Attachment to a community is an important factor in where we choose to live. An interesting US survey by Knight Foundation and Gallop highlighted the three most
important factors for community
(in ranked order):
- Social Offerings – meeting places, nightlife, arts & cultural opportunities, community events, and general connectedness and the feeling of caring within the community
- Openness – how welcoming a community is to all participants
- Aesthetics – the overall beauty of the community space including access to parks
Across a very broad spectrum of people and locations these three factors ranked the highest, with Social Offerings ranking #1 consistently. Attachment was found to be more strongly related to perceptions about the community than to the demographics within the community itself. The full report is available through SouloftheCommunity.org.
These findings support the new drive behind the urban planning approach of “place making”, creating public spaces and buildings that support community activities and engagement opportunities. Initiatives like Project for Public Spaces encourage public realm improvements that foster a sense of community. Creating cultural interaction within a neighborhood drives a sense of community and attachment to that community, which in turn foster growth and development within that community.

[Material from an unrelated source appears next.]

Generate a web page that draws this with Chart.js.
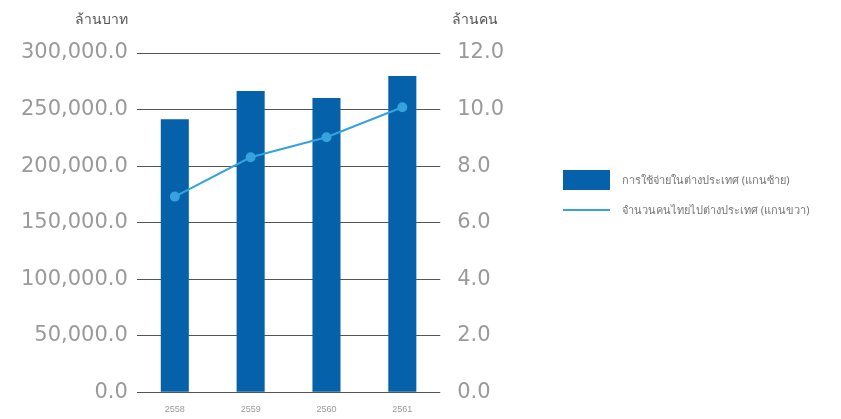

“Placemaking is a multi-faceted approach to the planning, design and management of public spaces. Put simply, it involves looking at, listening to, and asking questions of the people who live, work and play in a particular space, to discover their needs and aspirations. This information is then used to create a common vision for that place.”
With the success of a community being driven by a sense of belonging and opportunities for engagement, resulting in a better local economy, it is in the interest of developers to create public spaces that encourage community and a sense of place. A strong community that attracts people means higher residential prices, higher commercial prices and more demand for the community.
Community is place driven, but not always living location driven. Successful communities in the inner-city can have a significant ‘artificial community’ for non-residents. Consider where you prefer to shop/eat/walk/interact. For many that work in downtown Calgary, inner-city communities represent way-point stops on the way home or after work for social interaction that is not afforded in the suburbs. Notably absent from subdivisions are the bustling, busy, retail dense ‘main streets’ that reflect competing restaurants and retailers that attract people to opportunities for choice in eating, shopping and social interaction. The ‘commercial hub’ approach to commercial development often still only affords one or two choices for shopping/groceries/eating places within the hub.
Inviting community interaction when developing a building and the adjacent public accessed spaces fosters community connectives and creates positive community ties with a view to placemaking and the fostering of community attachment. The financial reward of vibrant communities speak for themselves: thriving communities command higher retail and commercial lease rates and residential sale prices.